British Airways' Unfriendly Skies
Over the years, advertisers have tried all kinds of tactics to attract
customers, and more recently those tactics have seemed to cover the full
spectrum of the possible, including the utterly oblique (Infiniti's first
campaign), the willfully tacky (Mentos), the memorable-for-memorability's-sake
(Outpost.com's flying gerbils and ravenous wolves), and the self-loathing
(Sega's Japanese ads for Dreamcast, which I wrote about here
last week). But in one of its new ads, British Airways, of all companies,
seems to be pioneering a still relatively uncharted strategy: mocking its own
customers, and its most lucrative customers at that.
The ad is set in an elementary-school (or whatever the British call
elementary school) classroom, where the kids are engaged in a furious game of
musical chairs. Its basic premise is that certain kinds of people end up doing
certain kinds of jobs when they grow up, which is certainly an unsurprising
enough premise. And for the first 20 seconds or so of the ad, as different
children find seats in different ways and thereby demonstrate their eventual
fates (as the camera zooms in on the individual kids, their eventual
professions appear on screen), the ad, too, is unsurprising.
Then a boy--with curly hair and glasses, I think, though I've seen the ad
only a couple of times--realizes that he's been frozen out, that all the seats
have been taken and he's lost. His response is to throw a tantrum, and he
stomps around, complaining--presumably at the top of his lungs, though the ad
is silent except for the announcer's voice-over--at this unjust turn of events.
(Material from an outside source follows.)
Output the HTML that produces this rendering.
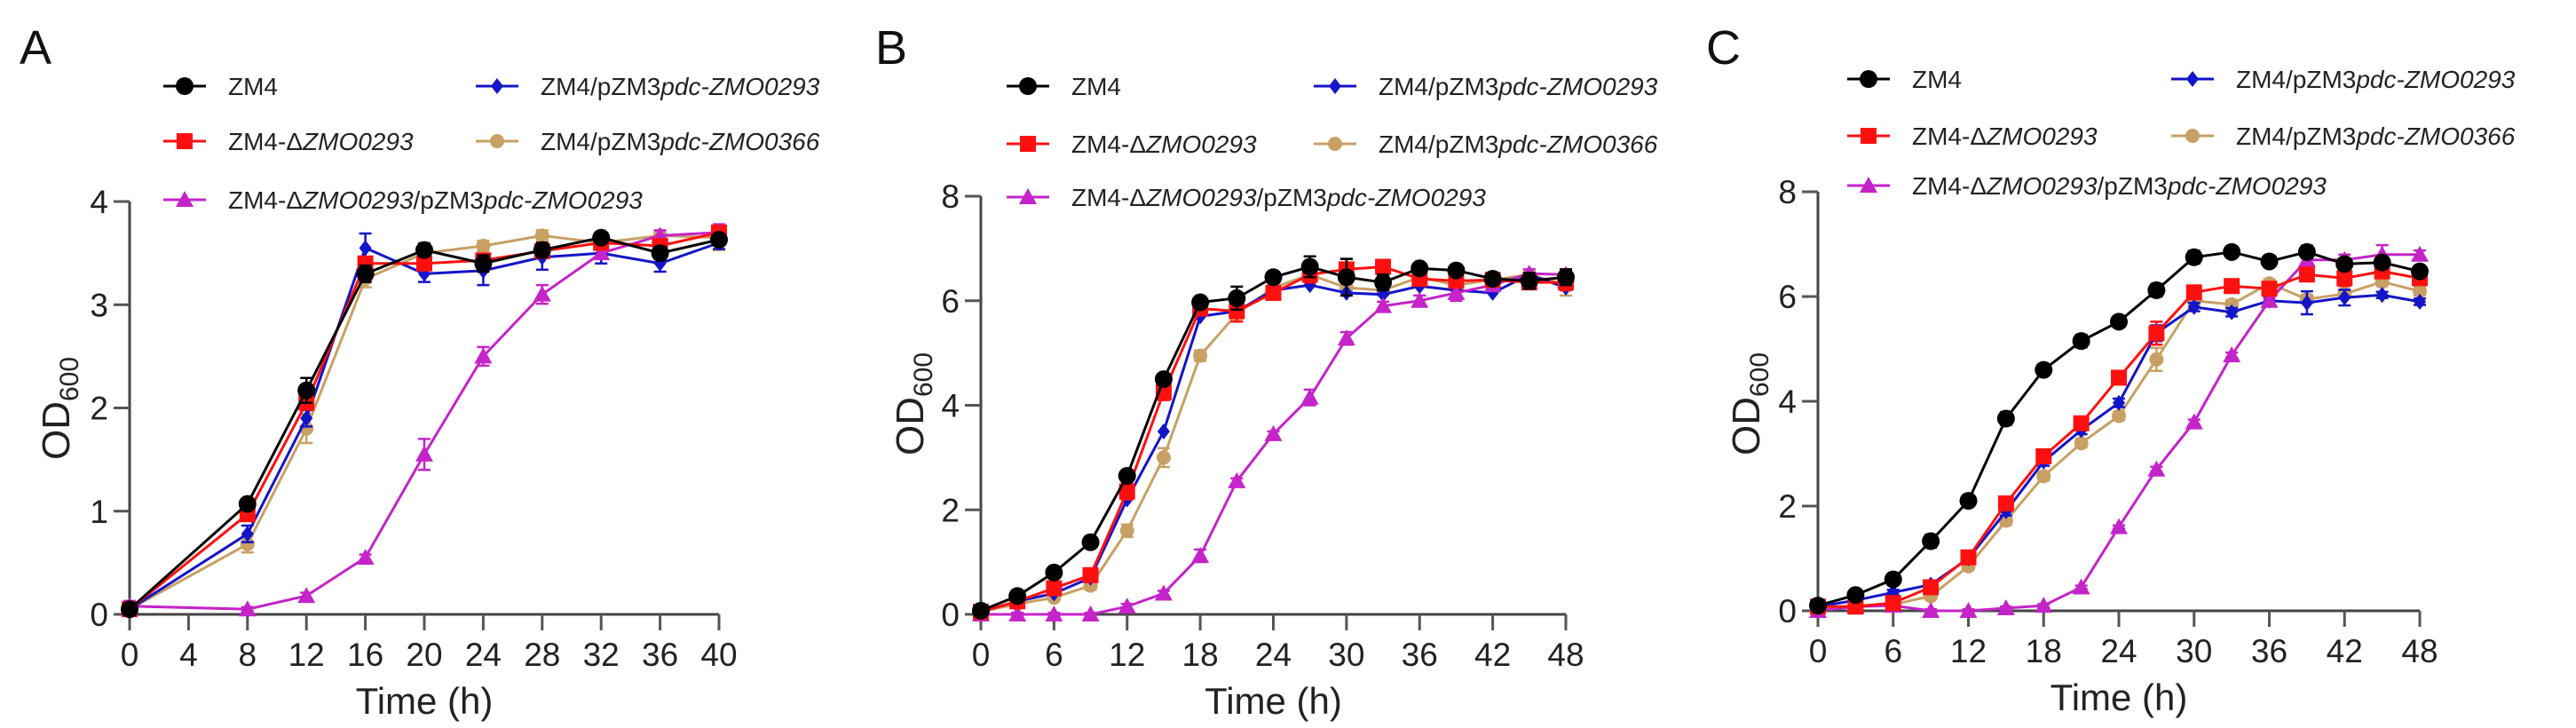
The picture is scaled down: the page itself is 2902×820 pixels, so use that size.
<!DOCTYPE html>
<html><head><meta charset="utf-8">
<style>
html,body{margin:0;padding:0;background:#fff;}
svg{display:block;font-family:"Liberation Sans",Arial,sans-serif;}
</style></head>
<body>
<svg id="fig" width="2902" height="820" viewBox="0 0 2902 820" xmlns="http://www.w3.org/2000/svg">
<text x="22" y="72" font-size="54" fill="#111">A</text>
<text x="986" y="72" font-size="54" fill="#111">B</text>
<text x="1922" y="72" font-size="54" fill="#111">C</text>
</svg>
<script>
// ---- Panel A data ----
const timeA = [0,8,12,16,20,24,28,32,36,40];
const a_zm4  = [0.05,1.07,2.17,3.30,3.53,3.40,3.53,3.65,3.50,3.63];
const a_del  = [0.05,0.97,2.05,3.40,3.40,3.43,3.52,3.60,3.57,3.70];
const a_blue = [0.05,0.78,1.90,3.55,3.30,3.33,3.46,3.50,3.40,3.60];
const a_tan  = [0.05,0.68,1.80,3.25,3.50,3.57,3.67,3.60,3.67,3.65];
const a_mag  = [0.08,0.05,0.18,0.55,1.55,2.50,3.10,3.50,3.67,3.70];
const a_err_zm4  = [0.03,0.05,0.12,0.08,0.06,0.08,0.07,0.04,0.06,0.05];
const a_err_blue = [0.03,0.08,0.08,0.14,0.08,0.14,0.12,0.10,0.08,0.06];
const a_err_tan  = [0.03,0.08,0.14,0.08,0.10,0.05,0.05,0.04,0.05,0.12];
const a_err_mag  = [0.05,0.02,0.03,0.03,0.15,0.09,0.09,0.05,0.05,0.08];
const a_xticks = [0,4,8,12,16,20,24,28,32,36,40];
const a_yticks = [0,1,2,3,4];
// ---- Panel B data ----
const timeBC = [0,3,6,9,12,15,18,21,24,27,30,33,36,39,42,45,48];
const b_zm4  = [0.07,0.35,0.80,1.38,2.65,4.50,5.97,6.05,6.45,6.65,6.45,6.35,6.62,6.58,6.42,6.38,6.45];
const b_del  = [0.05,0.25,0.50,0.75,2.35,4.25,5.85,5.80,6.15,6.50,6.60,6.65,6.42,6.38,6.40,6.35,6.35];
const b_blue = [0.05,0.25,0.40,0.70,2.20,3.50,5.70,5.80,6.20,6.30,6.15,6.12,6.28,6.20,6.15,6.50,6.25];
const b_tan  = [0.05,0.20,0.32,0.55,1.60,3.00,4.95,5.75,6.25,6.50,6.25,6.20,6.45,6.30,6.40,6.50,6.30];
const b_mag  = [0.00,0.00,0.00,0.00,0.15,0.40,1.12,2.55,3.45,4.15,5.28,5.90,6.00,6.15,6.30,6.52,6.50];
const b_err_zm4  = [0.05,0.05,0.08,0.10,0.10,0.10,0.10,0.22,0.10,0.20,0.35,0.15,0.10,0.10,0.10,0.15,0.15];
const b_err_del  = [0.05,0.05,0.08,0.08,0.15,0.15,0.10,0.20,0.10,0.15,0.20,0.10,0.10,0.10,0.10,0.10,0.15];
const b_err_tan  = [0.05,0.05,0.05,0.08,0.12,0.18,0.10,0.10,0.10,0.15,0.10,0.10,0.10,0.10,0.10,0.10,0.20];
const b_err_mag  = [0.03,0.03,0.03,0.03,0.05,0.05,0.12,0.05,0.05,0.15,0.12,0.08,0.10,0.15,0.10,0.08,0.10];
const b_xticks = [0,6,12,18,24,30,36,42,48];
const b_yticks = [0,2,4,6,8];
// ---- Panel C data ----
const c_zm4  = [0.10,0.30,0.60,1.33,2.10,3.67,4.60,5.15,5.52,6.12,6.75,6.85,6.67,6.85,6.62,6.65,6.48];
const c_del  = [0.08,0.08,0.15,0.45,1.02,2.05,2.95,3.58,4.45,5.30,6.08,6.20,6.15,6.42,6.35,6.48,6.35];
const c_blue = [0.08,0.20,0.35,0.50,1.00,1.90,2.85,3.45,3.97,5.30,5.80,5.70,5.92,5.88,5.98,6.03,5.90];
const c_tan  = [0.05,0.10,0.12,0.28,0.85,1.72,2.57,3.20,3.72,4.80,5.92,5.85,6.25,5.95,6.05,6.28,6.10];
const c_mag  = [0.00,0.08,0.10,0.00,0.00,0.05,0.10,0.45,1.60,2.70,3.60,4.88,5.92,6.70,6.70,6.80,6.80];
const c_err_zm4  = [0.05,0.05,0.06,0.12,0.06,0.12,0.06,0.12,0.06,0.12,0.12,0.06,0.06,0.12,0.10,0.08,0.08];
const c_err_del  = [0.05,0.05,0.05,0.10,0.08,0.10,0.10,0.10,0.10,0.22,0.08,0.08,0.08,0.12,0.15,0.10,0.10];
const c_err_blue = [0.05,0.05,0.05,0.05,0.05,0.08,0.08,0.08,0.08,0.15,0.08,0.08,0.08,0.22,0.15,0.06,0.06];
const c_err_tan  = [0.05,0.05,0.05,0.05,0.05,0.08,0.08,0.08,0.08,0.22,0.08,0.08,0.08,0.08,0.08,0.08,0.08];
const c_err_mag  = [0.03,0.03,0.03,0.03,0.03,0.03,0.03,0.03,0.03,0.05,0.05,0.05,0.05,0.22,0.10,0.18,0.08];
const c_xticks = [0,6,12,18,24,30,36,42,48];
const c_yticks = [0,2,4,6,8];

const NS = "http://www.w3.org/2000/svg";
const svg = document.getElementById('fig');
function mk(tag, attrs, parent){
  const e = document.createElementNS(NS, tag);
  for (const k in attrs) e.setAttribute(k, attrs[k]);
  (parent||svg).appendChild(e);
  return e;
}
const COL = {zm4:"#000000", del:"#ff1010", blue:"#1414c8", tan:"#c8a064", mag:"#c424c8"};

function marker(g, type, cx, cy, color, name){
  let m;
  if (type==="circle") m = mk('circle',{cx:cx,cy:cy,r:10,fill:color},g);
  else if (type==="square") m = mk('rect',{x:cx-9,y:cy-9,width:18,height:18,fill:color},g);
  else if (type==="diamond") m = mk('polygon',{points:`${cx},${cy-9} ${cx+7},${cy} ${cx},${cy+9} ${cx-7},${cy}`,fill:color},g);
  else if (type==="smallcircle") m = mk('circle',{cx:cx,cy:cy,r:8,fill:color},g);
  else m = mk('polygon',{points:`${cx},${cy-10} ${cx+10},${cy+8} ${cx-10},${cy+8}`,fill:color},g);
  
  
  return m;
}

function panel(p){
  const X = t => p.x0 + (t - 0) / p.xmax * (p.x1 - p.x0);
  const Y = v => p.y0 - v / p.ymax * (p.y0 - p.y1);
  const g = mk('g',{});
  
  
  // axes
  const ax = mk('path',{d:`M${p.x0},${Y(p.yticks[p.yticks.length-1])} L${p.x0},${p.y0} L${X(p.xticks[p.xticks.length-1])},${p.y0}`,stroke:"#444",'stroke-width':3,fill:"none"},g);
  
  
  p.yticks.forEach(v=>{
    const tl = mk('line',{x1:p.x0-18,x2:p.x0,y1:Y(v),y2:Y(v),stroke:"#555",'stroke-width':3},g);
    
    
    const tx = mk('text',{x:p.x0-24,y:Y(v)+13,'text-anchor':'end','font-size':37,fill:"#222"},g);
    tx.textContent = v;
    
    
  });
  p.xticks.forEach(t=>{
    const tl = mk('line',{x1:X(t),x2:X(t),y1:p.y0,y2:p.y0+18,stroke:"#555",'stroke-width':3},g);
    
    
    const tx = mk('text',{x:X(t),y:p.y0+58,'text-anchor':'middle','font-size':37,fill:"#222"},g);
    tx.textContent = t;
    
    
  });
  const xt = mk('text',{x:(p.x0+p.x1)/2,y:p.y0+112,'text-anchor':'middle','font-size':42,fill:"#222"},g);
  xt.textContent = "Time (h)";
  
  
  const yt = mk('text',{x:0,y:0,'text-anchor':'middle','font-size':44,fill:"#222",transform:`translate(${p.ytx},${p.yty}) rotate(-90)`},g);
  yt.innerHTML = 'OD<tspan font-size="30" dy="10">600</tspan>';
  
  
  // series
  p.series.forEach(s=>{
    const sg = mk('g',{},g);
    
    
    const pts = p.time.map((t,i)=>`${X(t)},${Y(s.vals[i])}`).join(' ');
    const pl = mk('polyline',{points:pts,fill:'none',stroke:COL[s.key],'stroke-width':3},sg);
    
    
    if (s.err){
      p.time.forEach((t,i)=>{
        const e = s.err[i], cx = X(t);
        const eb = mk('path',{d:`M${cx},${Y(s.vals[i]-e)} L${cx},${Y(s.vals[i]+e)} M${cx-7},${Y(s.vals[i]+e)} L${cx+7},${Y(s.vals[i]+e)} M${cx-7},${Y(s.vals[i]-e)} L${cx+7},${Y(s.vals[i]-e)}`,stroke:COL[s.key],'stroke-width':2.5,fill:'none'},sg);
        
        
      });
    }
    p.time.forEach((t,i)=>marker(sg, s.marker, X(t), Y(s.vals[i]), COL[s.key], 'point-' + s.key));
  });
  // legend
  const L = p.leg;
  const items = [
    {key:'zm4', marker:'circle', col:0, row:0, html:'ZM4'},
    {key:'del', marker:'square', col:0, row:1, html:'ZM4-Δ<tspan font-style="italic">ZMO0293</tspan>'},
    {key:'mag', marker:'triangle', col:0, row:2, html:'ZM4-Δ<tspan font-style="italic">ZMO0293</tspan>/pZM3<tspan font-style="italic">pdc-ZMO0293</tspan>'},
    {key:'blue', marker:'diamond', col:1, row:0, html:'ZM4/pZM3<tspan font-style="italic">pdc-ZMO0293</tspan>'},
    {key:'tan', marker:'smallcircle', col:1, row:1, html:'ZM4/pZM3<tspan font-style="italic">pdc-ZMO0366</tspan>'}
  ];
  items.forEach(it=>{
    const lx = it.col===0 ? L.lx0 : L.lx1;
    const y = L.rows[it.row];
    const lg = mk('g',{},g);
    
    
    const ln = mk('line',{x1:lx,x2:lx+48,y1:y,y2:y,stroke:COL[it.key],'stroke-width':3},lg);
    
    
    marker(lg, it.marker, lx+24, y, COL[it.key], 'legend-marker');
    const tx = mk('text',{x:lx+73,y:y+10,'font-size':28,fill:"#222"},lg);
    tx.innerHTML = it.html;
    
    
  });
}

panel({id:'a', x0:146, x1:810, xmax:40, y0:692, y1:227, ymax:4, time:timeA,
  xticks:a_xticks, yticks:a_yticks, ytx:78, yty:460,
  leg:{lx0:184, lx1:536, rows:[97,159,225]},
  series:[
    {key:'tan', vals:a_tan, err:a_err_tan, marker:'smallcircle'},
    {key:'blue', vals:a_blue, err:a_err_blue, marker:'diamond'},
    {key:'mag', vals:a_mag, err:a_err_mag, marker:'triangle'},
    {key:'del', vals:a_del, err:null, marker:'square'},
    {key:'zm4', vals:a_zm4, err:a_err_zm4, marker:'circle'}
  ]});
panel({id:'b', x0:1105, x1:1764, xmax:48, y0:692, y1:221, ymax:8, time:timeBC,
  xticks:b_xticks, yticks:b_yticks, ytx:1040, yty:455,
  leg:{lx0:1134, lx1:1480, rows:[97,162,222]},
  series:[
    {key:'tan', vals:b_tan, err:b_err_tan, marker:'smallcircle'},
    {key:'blue', vals:b_blue, err:null, marker:'diamond'},
    {key:'mag', vals:b_mag, err:b_err_mag, marker:'triangle'},
    {key:'del', vals:b_del, err:b_err_del, marker:'square'},
    {key:'zm4', vals:b_zm4, err:b_err_zm4, marker:'circle'}
  ]});
panel({id:'c', x0:2048, x1:2726, xmax:48, y0:688, y1:216, ymax:8, time:timeBC,
  xticks:c_xticks, yticks:c_yticks, ytx:1982, yty:455,
  leg:{lx0:2081, lx1:2446, rows:[89,153,209]},
  series:[
    {key:'tan', vals:c_tan, err:c_err_tan, marker:'smallcircle'},
    {key:'blue', vals:c_blue, err:c_err_blue, marker:'diamond'},
    {key:'mag', vals:c_mag, err:c_err_mag, marker:'triangle'},
    {key:'del', vals:c_del, err:c_err_del, marker:'square'},
    {key:'zm4', vals:c_zm4, err:c_err_zm4, marker:'circle'}
  ]});
</script>
</body></html>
And on-screen appears the word, "CEO."
The camera pans down the occupied seats, to alight upon a fresh-scrubbed
English lass, who stands up and lets the peevish boy sit down, much to his
self-satisfied delight. The ad closes with the girl in the foreground, smiling
at the camera, because she is, of course, the perfect future British Airways
flight attendant.
The "our flight attendants are generous souls who will sacrifice anything
for the pleasure and comfort of their charges" message is not odd here. But the
"CEOs are spoiled children whose main talent consists of yelling and screaming
until they get what they want, even at the cost of others' well-being" is
strange, particularly since all the children in the game who have got seats
appear to have got them by dint of hard work and/or sharp tactics. The CEO has
failed because he's not very good, and succeeds only by crying. The only way
the ad could have painted a less savory picture of corporate chieftains would
have been if the teacher had forced one of the other students to stand up. But
then that would have defeated the whole "flight attendants are angels" part of
the ad.
What's especially interesting about this is that British Airways is in the
midst of a well-publicized slimming down (figurative and literal, since BA is
going to be flying smaller planes) that's designed to make high-end customers a
larger percentage of the airline's business. This ad, with its faintly populist
air, doesn't seem to fit the new strategy all that well. But who knows? Maybe
BA has figured out that what CEOs really want is for someone to see them as
they truly are and then say, "Hey, it's OK." After all, in the end the spoiled
kid does get the chair and a smile from the pretty girl.